Cowles wants them to make a swooning celebration of the majestic Alpine landscape. Practically elbowing Hogg out of the way, the documentarian proudly comments on the footage he’s captured, slapping music from opera Lakmé over slow-motion shots of babbling brooks and a yawning cat. The pair argue and splinter off to do separate projects, which we then see side-by-side, with Cowles starting to doubt the quality of his banal sub-screensaver shots when presented alongside Hogg’s vivid animation. Even before a Union Jack makes a cameo and Cowles muses aloud, “I wonder if they’ll be taking that down next year?”, it’s pretty clear the film’s about Brexit.

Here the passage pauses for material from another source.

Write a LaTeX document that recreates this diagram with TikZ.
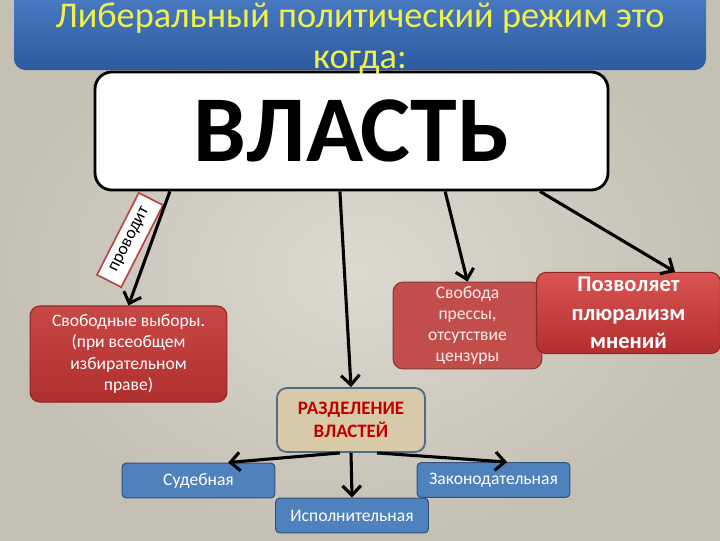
\documentclass[tikz,border=0pt]{standalone}
\usepackage{fontspec}
\setmainfont{Carlito}
\usepackage{xcolor}
\usetikzlibrary{arrows.meta,positioning,shapes,calc}

\definecolor{bgin}{HTML}{DCD9CF}
\definecolor{bgout}{HTML}{C4C0B4}
\definecolor{bartop}{HTML}{4C7EC6}
\definecolor{barbot}{HTML}{2C5A9E}
\definecolor{titleyellow}{HTML}{F0F04C}
\definecolor{redA}{HTML}{C23432}
\definecolor{redB}{HTML}{C24E4B}
\definecolor{redC}{HTML}{D23634}
\definecolor{boxblue}{HTML}{4F81BD}
\definecolor{tan}{HTML}{D8CAA8}
\definecolor{tanborder}{HTML}{4D6B8C}
\definecolor{darkred}{HTML}{C00000}

\begin{document}
\begin{tikzpicture}[x=0.025cm, y=-0.025cm,
    redbox/.style={rectangle, rounded corners=7pt, thick, text=white, align=center},
    bluebox/.style={rectangle, rounded corners=3pt, draw=boxblue!65!black, fill=boxblue, thick, text=white, minimum width=3.82cm, minimum height=0.87cm, font=\fontsize{12.5}{14}\selectfont},
    arrow/.style={-{Straight Barb[length=2.4mm,width=4.6mm]}, line width=2.2pt},
    label/.style={rectangle, draw=red!45!gray, fill=white, line width=1.2pt, font=\fontsize{12.5}{14}\selectfont, inner sep=2pt, minimum width=2.3cm, minimum height=0.68cm}
]
\useasboundingbox (0,0) rectangle (720,540);
\shade[inner color=bgin, outer color=bgout] (0,0) rectangle (720,540);

% Title
\shade[top color=bartop, bottom color=barbot, rounded corners=8pt] (14,-12) rectangle (706,70);

% Power
\node[rectangle, rounded corners=12pt, draw=black, fill=white, line width=2pt, minimum width=12.82cm, minimum height=2.95cm, font=\fontsize{67}{80}\selectfont\bfseries] (vlast) at (351.5,131) {ВЛАСТЬ};
\node[text=titleyellow, align=center, font=\fontsize{25.8}{29}\selectfont, anchor=base] (title) at (360,68) {Либеральный политический режим это\\когда:};

% Features
\node[redbox, draw=redA!75!black, top color=redA!90!white, bottom color=redA!90!black, minimum width=4.92cm, minimum height=2.4cm, font=\fontsize{12.5}{15.3}\selectfont] (vybory) at (128.5,354) {Свободные выборы.\\(при всеобщем\\избирательном\\праве)};
\node[redbox, draw=redB!70!black, fill=redB, text=red!8!white, minimum width=3.72cm, minimum height=2.07cm, font=\fontsize{12.5}{14.8}\selectfont] (pressa) at (467.5,325.5) {Свобода\\прессы,\\отсутствие\\цензуры};
\node[redbox, draw=redC!70!black, top color=redC!85!white, bottom color=redC!85!black, minimum width=4.6cm, minimum height=1.9cm, font=\fontsize{16}{20.3}\selectfont\bfseries] (plural) at (628.5,313) {Позволяет\\плюрализм\\мнений};

% Separation of powers
\node[rectangle, rounded corners=7pt, draw=tanborder, fill=tan, line width=1.3pt, minimum width=3.7cm, minimum height=1.6cm, text=darkred, align=center, font=\fontsize{13.5}{16.4}\selectfont\bfseries] (razdel) at (351,420) {РАЗДЕЛЕНИЕ\\ВЛАСТЕЙ};
\node[bluebox] (sud) at (198.5,480.5) {Судебная};
\node[bluebox] (ispoln) at (352,515.5) {Исполнительная};
\node[bluebox] (zakon) at (493.5,480) {Законодательная};

% Annotation
\node[label, rotate=63] (provodit) at (130,240) {проводит};

% Connections
\draw[arrow] ([xshift=-4.54cm]vlast.south) -- (vybory.north);
\draw[arrow] ([xshift=-0.29cm]vlast.south) -- (razdel.north);
\draw[arrow] ([xshift=2.34cm]vlast.south) -- (pressa.north);
\draw[arrow] ([xshift=4.71cm]vlast.south) -- ([xshift=1.16cm]plural.north);

\draw[arrow] ([xshift=-0.28cm]razdel.south) -- ([xshift=0.74cm]sud.north);
\draw[arrow] (razdel.south) -- (ispoln.north);
\draw[arrow] ([xshift=0.65cm]razdel.south) -- ([xshift=0.34cm]zakon.north);

\end{tikzpicture}
\end{document}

Other animators were on form this year too. Particularly charming was Short Changed, the graduation film from Edinburgh College of Art’s Zoe Hutber. Set in an allegorical world populated by creatures whose bodies are made out of coins, it centres on a couple who want to have a baby. In this universe – as in ours – giving birth is an expensive business, and the couple needs to decide how much of themselves (literally their torsos) they’ll sacrifice to conceive. Hutber’s mixture of capitalist satire and dogged humanity was nourishment for the soul.
Despite these troubled times, humanity abounded in the competition in general, with the famed Scottish miserabilism in short supply over the weekend. Bill Douglas may be GSFF’s figurehead, but the gentle absurdism of Bill Forsyth seems a better reference point for this year’s pack. You can see a bit of it in Shed, the debut film from Harvey Gardner, which sees two estranged brothers bond while painting their gran’s shed. The goofiness of the lead performances is paired with Gardner’s precise use of colour and attentive framing, which often places us in the middle of the brothers’ bickering so that each of them is addressing the camera directly (Ozu-style). It made for a wry, smile-inducing watch.
Even work with the grimmest subject matter was flecked with hope. James Price’s Concrete & Flowers, an angry howl of a short, follows Carlin, a volatile young man (locals might describe him as a ned) on a rampage across Glasgow. Swigging from a stolen whisky bottle, he’s quick to lash out at anyone in his path, but it becomes clear the anger is masking a well of pain. The film is a little rough around the edges, but it contained the shot of the festival in an extraordinary scene of Carlin playing an imaginary game of football on an ash pitch while a residential tower block is unceremoniously torn down in the background. As a metaphor, it was blunt but effective.
Mental health and fragile masculinity were also at the heart of We Are All Here, Hannah Currie’s moving documentary about young Glasgow rapper Lumo (aka Calum Barnes) who took his own life last year, aged just 21. Speaking to Lomo’s family and his hip-hop crew, Currie attempts to uncover the cultural barriers that prevented this young man reaching out to the people closest to him in his moments of darkness. Utilising clips from Lomo’s performances with honest interviews confronting the stigma of mental health head-on, it’s a powerful film that clearly struck a chord, winning GSFF’s audience award.
In years gone by, these shorts would have little opportunity to find an audience beyond the festival circuit, but post-screening Q&As will be playing on the recently launched BBC Scotland channel. It’s a heartening development that should, in the long run, surely help GSFF in its tender fostering of a new Scottish cinema.